Voltei a me encontrar com Lula em 1993, quando cobri para
o “JB” a sua primeira Caravana da Cidadania, que percorreu 54 cidades do
Nordeste. Foi uma incrível experiência jornalística acompanhá-lo durante 24
dias por bolsões de miséria que não dispunham de progresso e cidadania, às
vezes nem de água e comida. Assisti a cenas como a de sua entrada triunfal em
Nova Canudos, acompanhada de uma chuva torrencial após três meses de seca
inclemente.
Escrevi então: “Velhos, jovens e crianças foram para a praça
celebrar Lula e a chuva. Cantaram e dançaram pela dádiva divina. Houve até uma
eucarística distribuição de pães aos sem-terra. No reino mítico de Conselheiro,
Padim Ciço, Lampião e Glauber Rocha não existe acaso. Só milagre”. (Com razão,
o dono do jornal me chamou de volta por eu “estar muito lulista”)

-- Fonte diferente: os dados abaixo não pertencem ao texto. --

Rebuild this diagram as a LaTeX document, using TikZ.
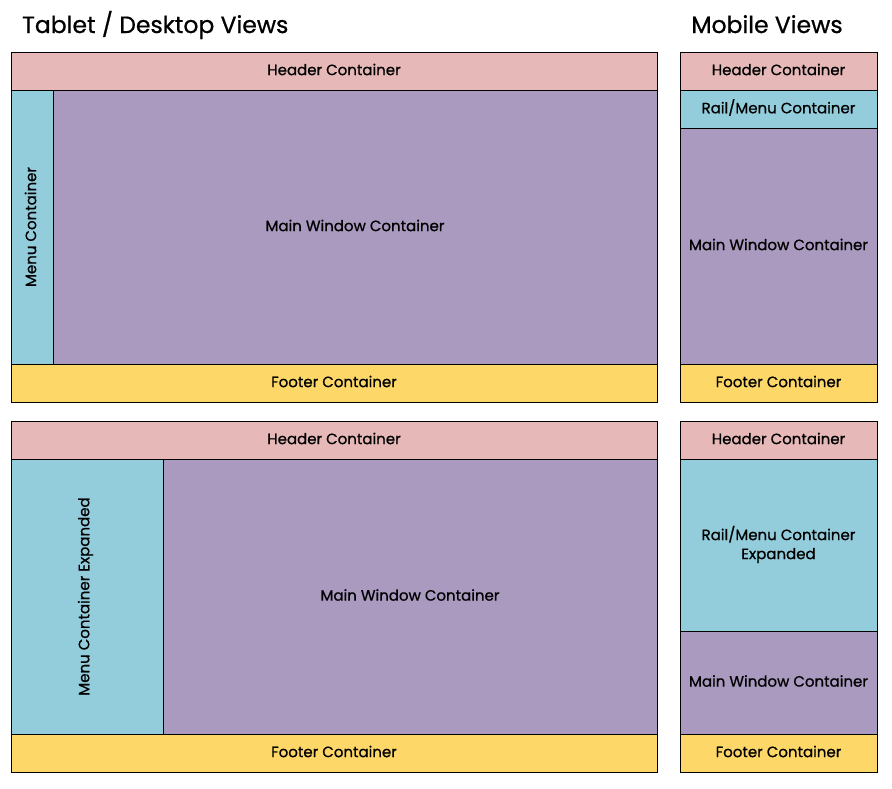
\documentclass[tikz,border=0pt]{standalone}
\usepackage{fontspec}
\setmainfont{Poppins}[FakeBold=0.8]
\definecolor{hdr}{HTML}{E6B9B8}
\definecolor{menu}{HTML}{93CDDC}
\definecolor{mainw}{HTML}{AA9ABF}
\definecolor{ftr}{HTML}{FDD868}
\begin{document}
\begin{tikzpicture}[x=1pt,y=-1pt,
  box/.style={draw=black,line width=1pt,anchor=north west,inner sep=0pt,outer sep=0pt},
  lbl/.style={font=\fontsize{15}{18}\selectfont,align=center,inner sep=0pt},
  title/.style={font=\fontsize{23.5}{28}\selectfont,anchor=base,inner sep=0pt}]
\useasboundingbox (0,0) rectangle (892,788);
\newcommand{\bx}[7]{% name, x, y, w, h, color, text
  \node[box,fill=#6,minimum width=#4pt,minimum height=#5pt] (#1) at (#2,#3) {};
  \node[lbl] (#1t) at ([yshift=1.5pt]#1.center) {#7};}
\node[title,anchor=base west] (t1) at (22,33) {Tablet / Desktop Views};
\node[title] (t2) at (767,33) {Mobile Views};
% top desktop
\bx{h1}{11}{52}{646}{38}{hdr}{Header Container}
\bx{m1}{11}{90}{42}{274}{menu}{}
\bx{w1}{53}{90}{604}{274}{mainw}{Main Window Container}
\bx{f1}{11}{364}{646}{38}{ftr}{Footer Container}
\node[lbl,rotate=90] (m1t) at ([xshift=-1.5pt]m1.center) {Menu Container};
% top mobile
\bx{h2}{680}{52}{197}{38}{hdr}{Header Container}
\bx{r2}{680}{90}{197}{38}{menu}{Rail/Menu Container}
\bx{w2}{680}{128}{197}{236}{mainw}{Main Window Container}
\bx{f2}{680}{364}{197}{38}{ftr}{Footer Container}
% bottom desktop
\bx{h3}{11}{421}{646}{38}{hdr}{Header Container}
\bx{m3}{11}{459}{152}{275}{menu}{}
\bx{w3}{163}{459}{494}{275}{mainw}{Main Window Container}
\bx{f3}{11}{734}{646}{38}{ftr}{Footer Container}
\node[lbl,rotate=90] (m3t) at ([xshift=-1.5pt]m3.center) {Menu Container Expanded};
% bottom mobile
\bx{h4}{680}{421}{197}{38}{hdr}{Header Container}
\bx{r4}{680}{459}{197}{172}{menu}{}
\bx{w4}{680}{631}{197}{103}{mainw}{Main Window Container}
\bx{f4}{680}{734}{197}{38}{ftr}{Footer Container}
\node[lbl,font=\fontsize{15}{19}\selectfont] (r4t) at ([yshift=0.5pt]r4.center) {Rail/Menu Container\\Expanded};
\end{tikzpicture}
\end{document}
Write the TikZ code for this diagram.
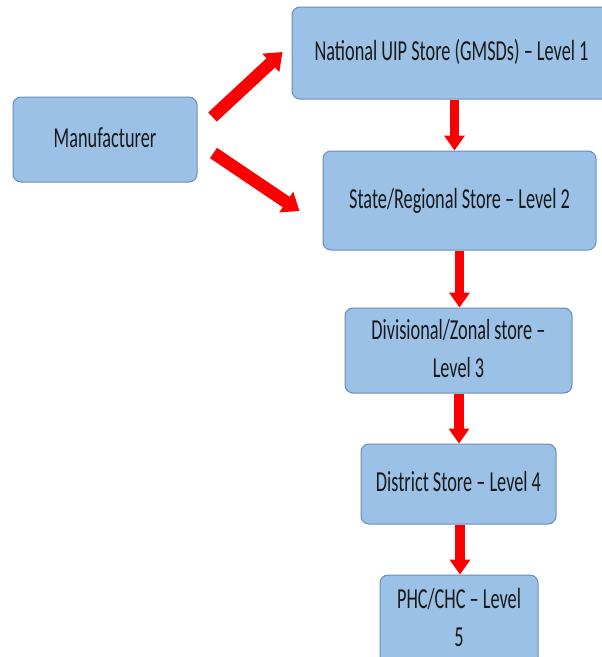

Não foi só por esse mergulho no Brasil profundo que
admirei Lula, mas também porque o seu “partido da ética” prometia não roubar
nem deixar roubar. E, durante um tempo, foi assim. Era um desafio encontrar em
algum escândalo um membro do PT. Hoje, é não encontrar. Acho que a perda da
inocência ocorreu em 2005, com o mensalão. Não por acaso, foi o ano em que
Hélio Bicudo deixou o partido, ele mesmo, fundador e, após 36 anos, coautor do
pedido de impeachment de Dilma. Antes ou depois dele, outros colegas
abandonaram ou foram abandonados, todos desiludidos: Heloísa Helena, Marina
Silva, Cristovam Buarque, Plínio de Arruda Sampaio, para só citar alguns.
A crítica mais corajosa ao PT, porém, partiu de quem não
é dissidente e permanece nele até hoje. Em 2010, ao avaliar os 30 anos da
sigla, o então chefe de gabinete do presidente Lula, Gilberto Carvalho,
ressaltou os inegáveis avanços sociais, para em seguida lamentar o
“assemelhamento” nos defeitos. “Até o vício da corrupção entrou em nosso
partido”. Pela mesma razão, Tarso Genro propôs “refundá-lo”. Mas preferiram
afundá-lo.
Em 2014, estourou o petrolão, um propinoduto cuja
dimensão fez do mensalão um tímido ensaio. Ao ver agora a extensão da encrenca
de Lula no STF e na Lava-Jato, com ameaça de prisão, sinto a tristeza dos que
se lembram do tempo em que a única acusação contra ele era de atentado à
gramática, por falar “menas” e cometer anacolutos nos discursos.
O PT e Lula podem não acabar. Mas a utopia que eles
encarnaram, essa acabou. Melancolicamente.